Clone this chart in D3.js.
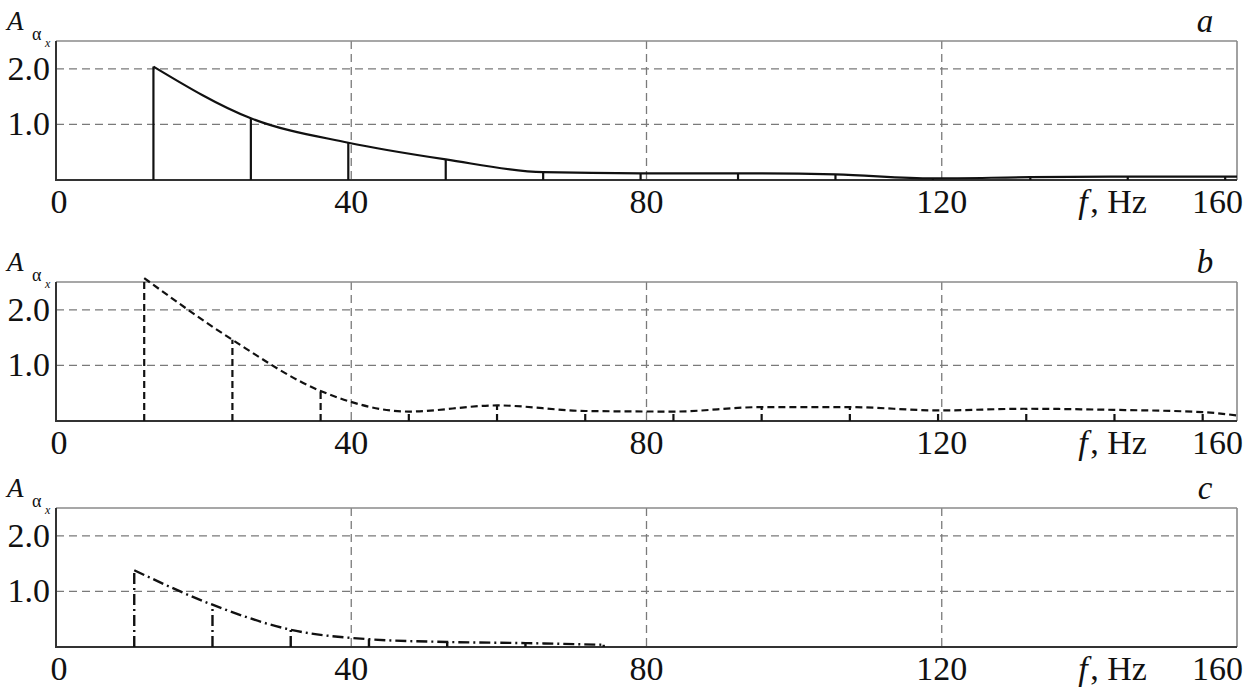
<!DOCTYPE html>
<html lang="en">
<head>
<meta charset="utf-8">
<script src="https://cdn.jsdelivr.net/npm/d3@7"></script>
</head>
<body>
<div id="chart"></div>
<script>
// axis ticks and labels
var xTicks = [0, 40, 80, 120, 160];
var xGrid = [40, 80, 120];
var yTicks = [1.0, 2.0];
var unitLabelAt = 142;   // "f, Hz" sits between 120 and 160
var panelLetters = ["a", "b", "c"];

// panel a: harmonics of ~13.2 Hz
var freqA = [13.2, 26.4, 39.6, 52.8, 66.0, 79.2, 92.4, 105.6, 118.8, 132.0, 145.2, 158.4];
var ampA  = [2.04, 1.11, 0.67, 0.37, 0.14, 0.12, 0.12, 0.10, 0.03, 0.05, 0.06, 0.06];
var endA  = [160, 0.06];

// panel b: harmonics of ~11.95 Hz
var freqB = [11.95, 23.9, 35.85, 47.8, 59.75, 71.7, 83.65, 95.6, 107.55, 119.5, 131.45, 143.4, 155.35];
var ampB  = [2.57, 1.46, 0.54, 0.17, 0.28, 0.18, 0.17, 0.25, 0.25, 0.19, 0.22, 0.20, 0.16];
var endB  = [160, 0.10];

// panel c: harmonics of ~10.6 Hz
var freqC = [10.6, 21.2, 31.8, 42.4, 53.0, 63.6, 74.2];
var ampC  = [1.38, 0.76, 0.31, 0.14, 0.09, 0.07, 0.04];
var endC  = null;

var fontName = "Liberation Serif";

// canvas
var W = 1250, H = 692;
var left = 56, right = 1237;
var panelTops = [41, 282, 508];
var panelHeight = 139;

d3.select("body").style("margin", "0px");

var svg = d3.select("#chart").append("svg")
  .attr("width", W)
  .attr("height", H)
  .attr("font-family", fontName);

var x = d3.scaleLinear().domain([0, 160]).range([left, right]);

// one entry per panel, built from the arrays above
var panels = [
  { freq: freqA, amp: ampA, end: endA, dash: null, width: 2.2 },
  { freq: freqB, amp: ampB, end: endB, dash: "7,4", width: 2.2 },
  { freq: freqC, amp: ampC, end: endC, dash: "11,4,2,4", width: 2.4 }
];

function label(px, py, size, txt, italic, anchor) {
  return svg.append("text")
    .attr("x", px).attr("y", py)
    .attr("font-family", fontName)
    .attr("font-size", size)
    .attr("font-style", italic ? "italic" : "normal")
    .attr("text-anchor", anchor || "start")
    .attr("fill", "#111")
    .text(txt);
}

panels.forEach(function(p, i) {
  var top = panelTops[i];
  var bottom = top + panelHeight;
  var y = d3.scaleLinear().domain([0, 2.5]).range([bottom, top]);
  var g = svg.append("g");

  // dashed grid
  g.selectAll(".hgrid").data(yTicks).enter().append("line")
    .attr("x1", left).attr("x2", right)
    .attr("y1", function(d) { return y(d); })
    .attr("y2", function(d) { return y(d); })
    .attr("stroke", "#7a7a7a").attr("stroke-width", 1.3)
    .attr("stroke-dasharray", "8,5");
  g.selectAll(".vgrid").data(xGrid).enter().append("line")
    .attr("x1", function(d) { return x(d); })
    .attr("x2", function(d) { return x(d); })
    .attr("y1", top).attr("y2", bottom)
    .attr("stroke", "#7a7a7a").attr("stroke-width", 1.3)
    .attr("stroke-dasharray", "8,5");

  // frame: grey top/right, dark left/bottom
  g.append("line").attr("x1", left).attr("x2", right).attr("y1", top).attr("y2", top)
    .attr("stroke", "#8a8a8a").attr("stroke-width", 1.6);
  g.append("line").attr("x1", right).attr("x2", right).attr("y1", top).attr("y2", bottom)
    .attr("stroke", "#8a8a8a").attr("stroke-width", 1.6);
  g.append("line").attr("x1", left).attr("x2", left).attr("y1", top).attr("y2", bottom + 1)
    .attr("stroke", "#333").attr("stroke-width", 2);
  g.append("line").attr("x1", left).attr("x2", right).attr("y1", bottom).attr("y2", bottom)
    .attr("stroke", "#333").attr("stroke-width", 2);

  // stems
  var pts = p.freq.map(function(f, k) { return [f, p.amp[k]]; });
  g.selectAll(".stem").data(pts).enter().append("line")
    .attr("x1", function(d) { return x(d[0]); })
    .attr("x2", function(d) { return x(d[0]); })
    .attr("y1", y(0))
    .attr("y2", function(d) { return y(d[1]); })
    .attr("stroke", "#111").attr("stroke-width", p.width)
    .attr("stroke-dasharray", p.dash);

  // envelope
  var linePts = p.end ? pts.concat([p.end]) : pts;
  var line = d3.line()
    .x(function(d) { return x(d[0]); })
    .y(function(d) { return y(d[1]); })
    .curve(d3.curveMonotoneX);
  g.append("path").datum(linePts)
    .attr("d", line)
    .attr("fill", "none")
    .attr("stroke", "#111").attr("stroke-width", p.width)
    .attr("stroke-dasharray", p.dash);

  // f axis labels, placed with the scale
  xTicks.forEach(function(t) {
    var anchor = t === 160 ? "end" : "middle";
    var dx = t === 160 ? 6 : (t === 0 ? 3 : 0);
    label(x(t) + dx, bottom + 33, 34, String(t), false, anchor);
  });
  label(x(unitLabelAt) - 26, bottom + 33, 34, "f", true);
  label(x(unitLabelAt) - 14, bottom + 33, 34, ", Hz", false);

  // amplitude axis labels
  yTicks.forEach(function(t) {
    label(left - 6, y(t) + 11, 34, d3.format(".1f")(t), false, "end");
  });

  // A with subscript alpha_x
  label(7, top - 11, 27, "A", true);
  label(32, top - 1, 18, "\u03b1", false);
  label(45, top + 6, 12, "x", true);

  // panel letter
  label(1205, top - 9, 33, panelLetters[i], true, "middle");
});
</script>
</body>
</html>
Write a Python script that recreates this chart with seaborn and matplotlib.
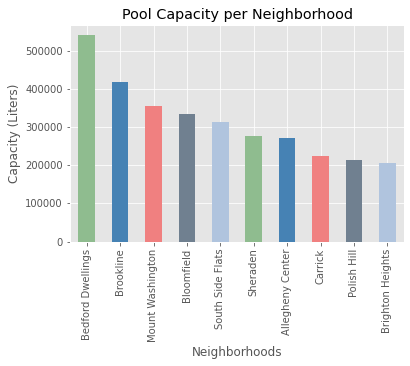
import matplotlib
matplotlib.use("Agg")
import matplotlib.pyplot as plt
import seaborn as sns
import pandas as pd

neighborhoods = ["Bedford Dwellings", "Brookline", "Mount Washington", "Bloomfield",
                 "South Side Flats", "Sheraden", "Allegheny Center", "Carrick",
                 "Polish Hill", "Brighton Heights"]
capacity = [539800, 417400, 355000, 334100, 313300, 276800, 271600, 224700, 214300, 206500]
colors = ["darkseagreen", "steelblue", "lightcoral", "slategray", "lightsteelblue"] * 2

plt.style.use("ggplot")
df = pd.DataFrame({"Neighborhood": neighborhoods, "Capacity": capacity})

fig = plt.figure(figsize=(410/72, 366/72), dpi=72)
ax = fig.add_axes([70/410, 1-241.5/366, (404-70)/410, (241.5-25)/366])
sns.barplot(data=df, x="Neighborhood", y="Capacity", hue="Neighborhood",
            palette=colors, width=0.5, saturation=1, legend=False, ax=ax)
ax.set_xlim(-0.5, len(neighborhoods) - 0.5)
ax.set_ylim(0, max(capacity) * 1.05)
ax.set_title("Pool Capacity per Neighborhood")
ax.set_xlabel("Neighborhoods")
ax.set_ylabel("Capacity (Liters)")
ax.tick_params(axis="x", labelrotation=90)
ax.grid(True, axis="both", color="white")
ax.set_axisbelow(True)
ax.ticklabel_format(axis="y", style="plain")
fig.savefig("out.png", dpi=72)
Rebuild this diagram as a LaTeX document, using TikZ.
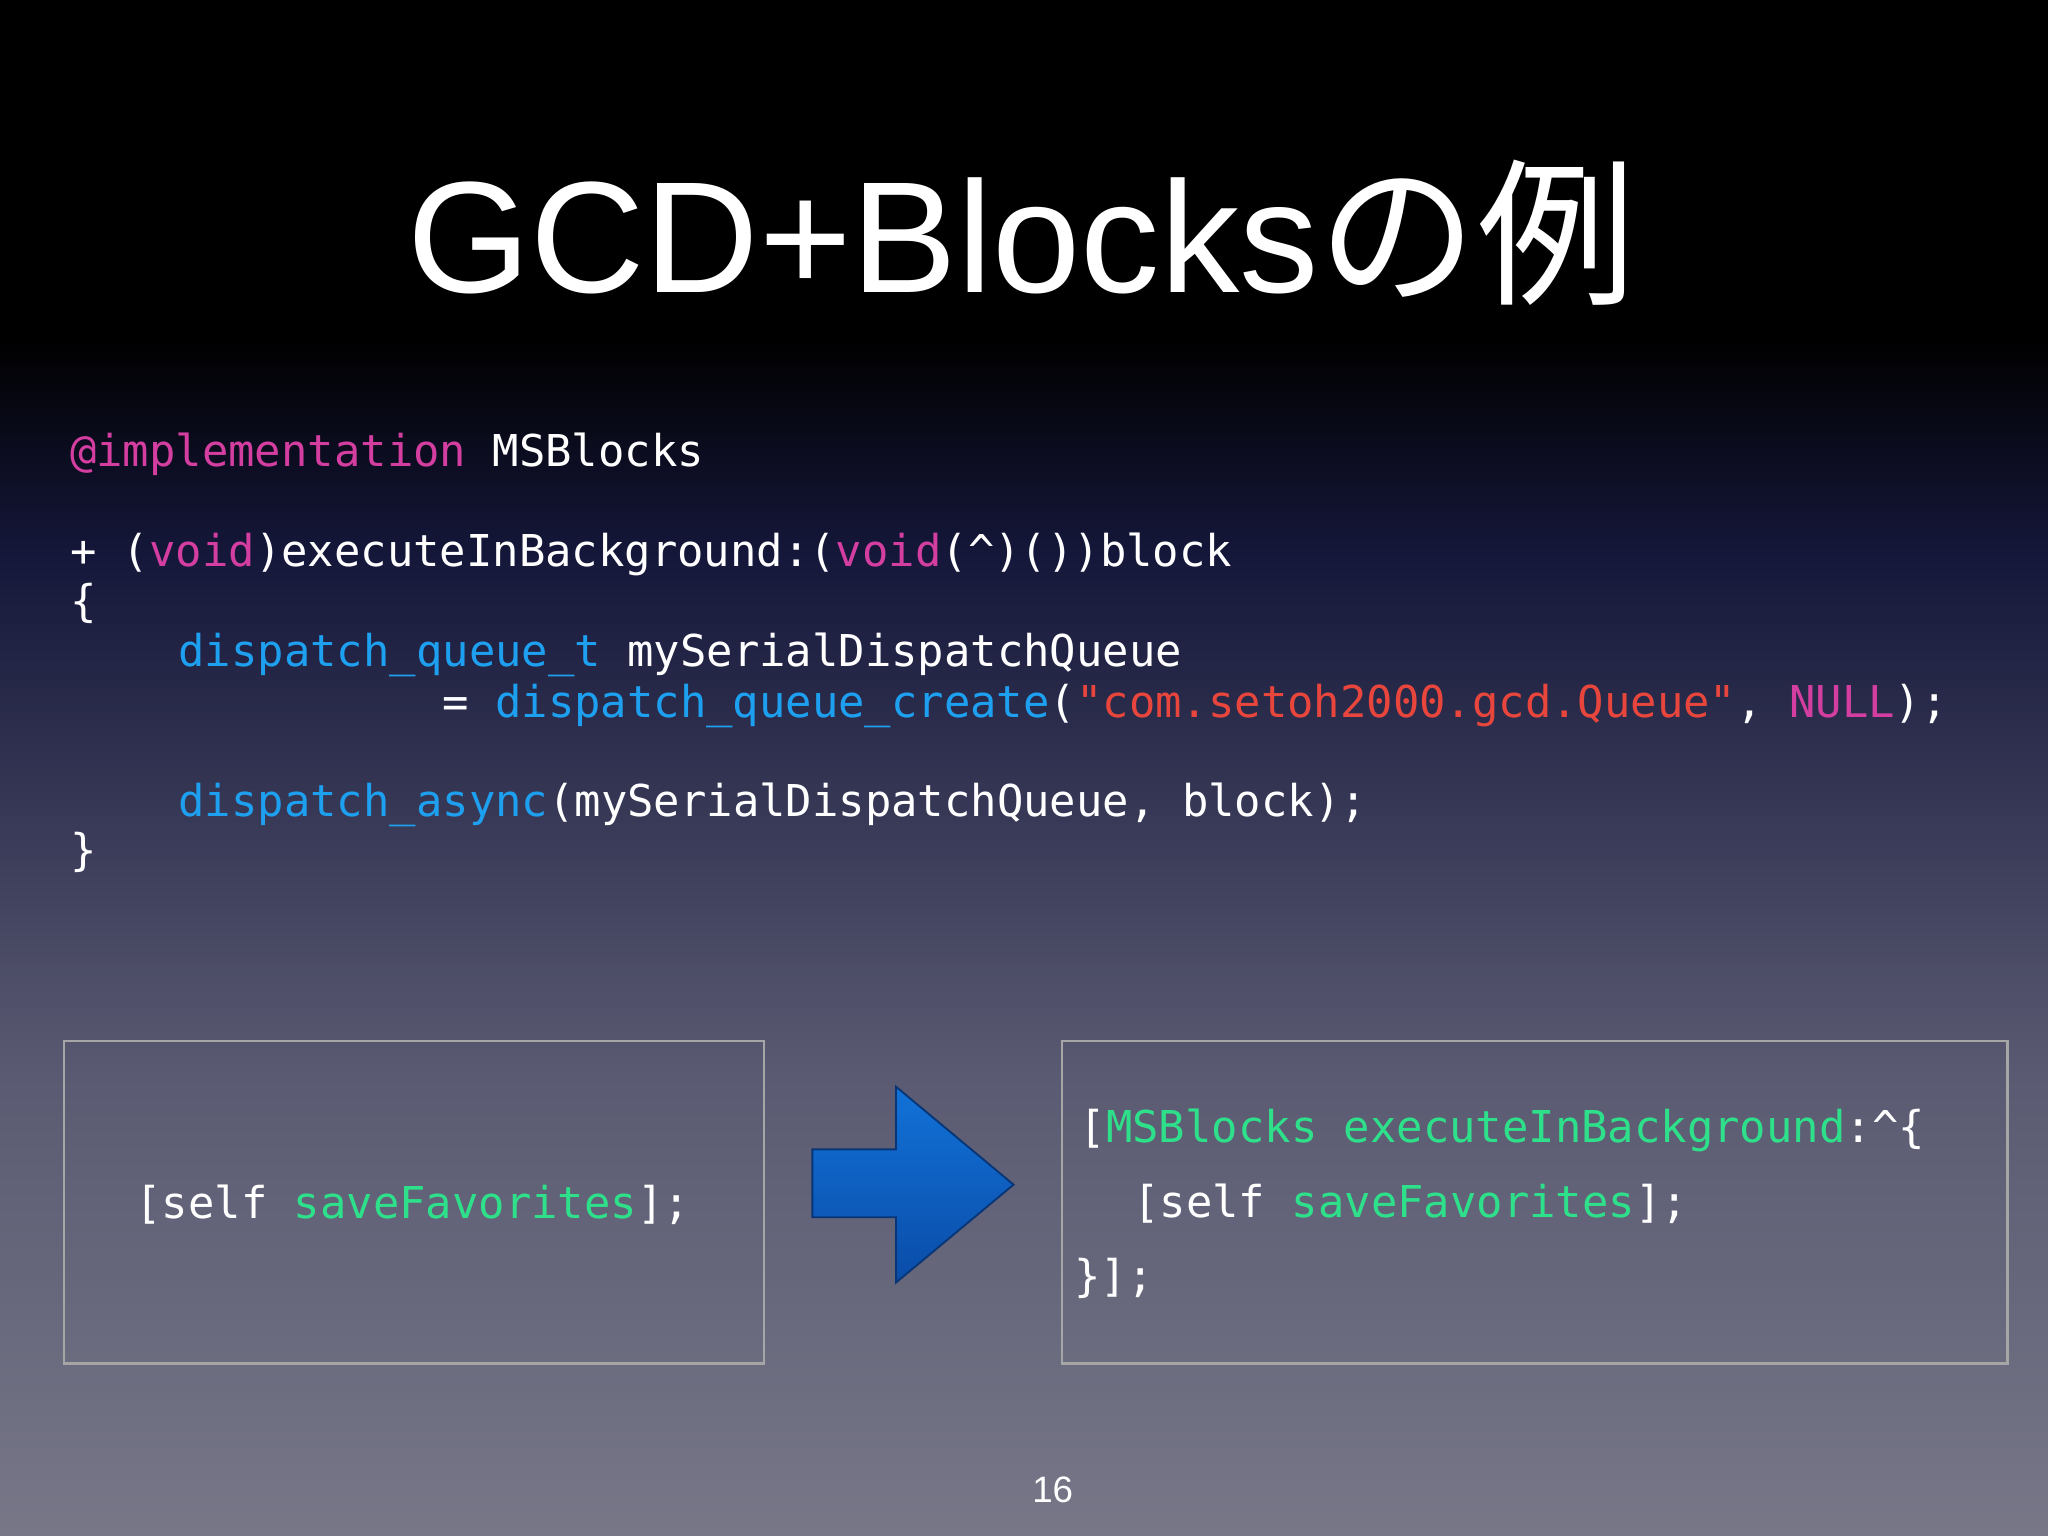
\documentclass[tikz,border=0pt]{standalone}
\usepackage{fontspec}
\setmainfont{Liberation Sans}
\newfontfamily\cjk{Noto Sans CJK JP}
\newfontfamily\codefont{DejaVu Sans Mono}
\definecolor{kw}{HTML}{D43EA0}
\definecolor{fn}{HTML}{1EA0F0}
\definecolor{st}{HTML}{E8463C}
\definecolor{gr}{HTML}{2EE08A}
\definecolor{bgA}{HTML}{000000}
\definecolor{bgB}{HTML}{15173A}
\definecolor{bgC}{HTML}{5A5A72}
\definecolor{bgD}{HTML}{777788}
\definecolor{arrA}{HTML}{1272D8}
\definecolor{arrB}{HTML}{0A4CA8}
\pgfdeclareverticalshading{bgshade}{100bp}{color(0bp)=(bgD);color(25bp)=(bgD);color(40bp)=(bgC);color(57bp)=(bgB);color(64bp)=(bgA);color(100bp)=(bgA)}
\begin{document}
\begin{tikzpicture}[x=0.01cm,y=-0.01cm,
  code/.style={anchor=base west,inner sep=0,text=white,font=\codefont\fontsize{9.55}{11}\selectfont},
  box/.style={draw=gray!70,line width=0.5pt}]
\useasboundingbox (0,0) rectangle (1568,1176);
\shade[shading=bgshade] (0,0) rectangle (1568,1176);
\node[anchor=center,text=white,inner sep=0] (title) at (782,178) {\fontsize{34.5}{40}\selectfont GCD+Blocks{\cjk の例}};
\node[code] (l1) at (53,357) {\textcolor{kw}{@implementation} MSBlocks};
\node[code] (l2) at (53,434) {+ (\textcolor{kw}{void})executeInBackground:(\textcolor{kw}{void}(\textasciicircum)())block};
\node[code] (l3) at (53,472) {\{};
\node[code] (l4) at (136,510) {\textcolor{fn}{dispatch\_queue\_t} mySerialDispatchQueue};
\node[code] (l5) at (338,549) {= \textcolor{fn}{dispatch\_queue\_create}(\textcolor{st}{"com.setoh2000.gcd.Queue"}, \textcolor{kw}{NULL});};
\node[code] (l6) at (136,625) {\textcolor{fn}{dispatch\_async}(mySerialDispatchQueue, block);};
\node[code] (l7) at (53,663) {\}};
\draw[box] (49,797) rectangle (585,1044);
\draw[box] (813,797) rectangle (1537,1044);
\node[code] (s1) at (103,933) {[self \textcolor{gr}{saveFavorites}];};
\node[code] (r1) at (826,875) {[\textcolor{gr}{MSBlocks executeInBackground}:\textasciicircum\{};
\node[code] (r2) at (867,932) {[self \textcolor{gr}{saveFavorites}];};
\node[code] (r3) at (822,989) {\}];};
\shade[top color=arrA,bottom color=arrB,draw=arrB!70!black,line width=0.4pt]
  (622,880) -- (686,880) -- (686,832) -- (776,907) -- (686,982) -- (686,932) -- (622,932) -- cycle;
\node[text=white,inner sep=0] (pg) at (806,1141) {\fontsize{8}{9}\selectfont 16};
\end{tikzpicture}
\end{document}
···
(Goal of the exercise):
Working from the entries above, reproduce exactly and only the lines beginning with the line that has "Write a Python" and ending with the line that has "import pandas as pd"; omit all pictures.

(Complete output):
Write a Python script that recreates this chart with seaborn and matplotlib.
import matplotlib
matplotlib.use("Agg")
import matplotlib.pyplot as plt
import seaborn as sns
import pandas as pd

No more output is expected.